● Task brief
Drop every picture. Then return, exactly, the lines from the beginning of the listing below through the one containing "ax.text(pos, v +".

╭──

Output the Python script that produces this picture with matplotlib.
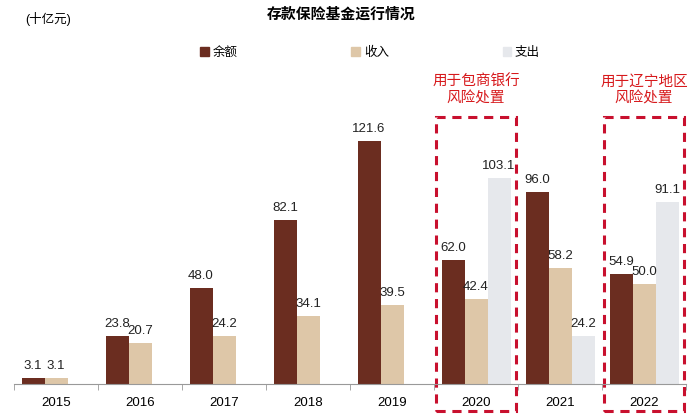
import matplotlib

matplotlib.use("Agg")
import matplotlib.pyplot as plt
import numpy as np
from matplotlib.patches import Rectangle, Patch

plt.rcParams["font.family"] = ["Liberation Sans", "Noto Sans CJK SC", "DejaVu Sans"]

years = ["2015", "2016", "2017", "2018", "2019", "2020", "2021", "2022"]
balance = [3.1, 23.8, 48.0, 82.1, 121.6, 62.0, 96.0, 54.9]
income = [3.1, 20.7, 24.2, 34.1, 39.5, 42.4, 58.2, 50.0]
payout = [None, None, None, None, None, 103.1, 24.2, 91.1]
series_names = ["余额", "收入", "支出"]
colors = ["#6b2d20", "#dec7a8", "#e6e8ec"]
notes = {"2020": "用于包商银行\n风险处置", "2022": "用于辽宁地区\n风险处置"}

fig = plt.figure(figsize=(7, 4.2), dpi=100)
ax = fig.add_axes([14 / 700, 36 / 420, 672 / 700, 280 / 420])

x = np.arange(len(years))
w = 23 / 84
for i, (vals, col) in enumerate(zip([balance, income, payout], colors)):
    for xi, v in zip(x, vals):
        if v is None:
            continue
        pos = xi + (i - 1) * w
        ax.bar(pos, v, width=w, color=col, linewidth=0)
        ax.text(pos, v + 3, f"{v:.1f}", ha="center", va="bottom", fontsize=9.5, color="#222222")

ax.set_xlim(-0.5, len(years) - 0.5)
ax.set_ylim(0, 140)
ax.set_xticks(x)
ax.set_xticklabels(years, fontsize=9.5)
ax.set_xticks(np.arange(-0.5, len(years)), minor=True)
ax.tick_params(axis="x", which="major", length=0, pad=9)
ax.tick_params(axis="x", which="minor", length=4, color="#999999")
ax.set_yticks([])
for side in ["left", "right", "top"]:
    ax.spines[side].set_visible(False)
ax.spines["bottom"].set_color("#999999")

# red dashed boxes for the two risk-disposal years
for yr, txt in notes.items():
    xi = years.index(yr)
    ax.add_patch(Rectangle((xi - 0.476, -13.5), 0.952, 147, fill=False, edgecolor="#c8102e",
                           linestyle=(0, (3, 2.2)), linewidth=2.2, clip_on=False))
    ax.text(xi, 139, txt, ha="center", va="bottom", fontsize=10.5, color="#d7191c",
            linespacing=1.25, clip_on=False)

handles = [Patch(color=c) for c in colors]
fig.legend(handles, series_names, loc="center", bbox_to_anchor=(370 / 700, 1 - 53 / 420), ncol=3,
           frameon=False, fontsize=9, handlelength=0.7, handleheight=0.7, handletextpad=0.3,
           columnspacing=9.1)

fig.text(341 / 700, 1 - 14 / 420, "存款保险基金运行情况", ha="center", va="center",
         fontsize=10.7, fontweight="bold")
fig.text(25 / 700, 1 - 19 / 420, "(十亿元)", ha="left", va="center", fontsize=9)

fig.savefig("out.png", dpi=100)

╰──

● Expected output
Output the Python script that produces this picture with matplotlib.
import matplotlib

matplotlib.use("Agg")
import matplotlib.pyplot as plt
import numpy as np
from matplotlib.patches import Rectangle, Patch

plt.rcParams["font.family"] = ["Liberation Sans", "Noto Sans CJK SC", "DejaVu Sans"]

years = ["2015", "2016", "2017", "2018", "2019", "2020", "2021", "2022"]
balance = [3.1, 23.8, 48.0, 82.1, 121.6, 62.0, 96.0, 54.9]
income = [3.1, 20.7, 24.2, 34.1, 39.5, 42.4, 58.2, 50.0]
payout = [None, None, None, None, None, 103.1, 24.2, 91.1]
series_names = ["余额", "收入", "支出"]
colors = ["#6b2d20", "#dec7a8", "#e6e8ec"]
notes = {"2020": "用于包商银行\n风险处置", "2022": "用于辽宁地区\n风险处置"}

fig = plt.figure(figsize=(7, 4.2), dpi=100)
ax = fig.add_axes([14 / 700, 36 / 420, 672 / 700, 280 / 420])

x = np.arange(len(years))
w = 23 / 84
for i, (vals, col) in enumerate(zip([balance, income, payout], colors)):
    for xi, v in zip(x, vals):
        if v is None:
            continue
        pos = xi + (i - 1) * w
        ax.bar(pos, v, width=w, color=col, linewidth=0)
        ax.text(pos, v + 3, f"{v:.1f}", ha="center", va="bottom", fontsize=9.5, color="#222222")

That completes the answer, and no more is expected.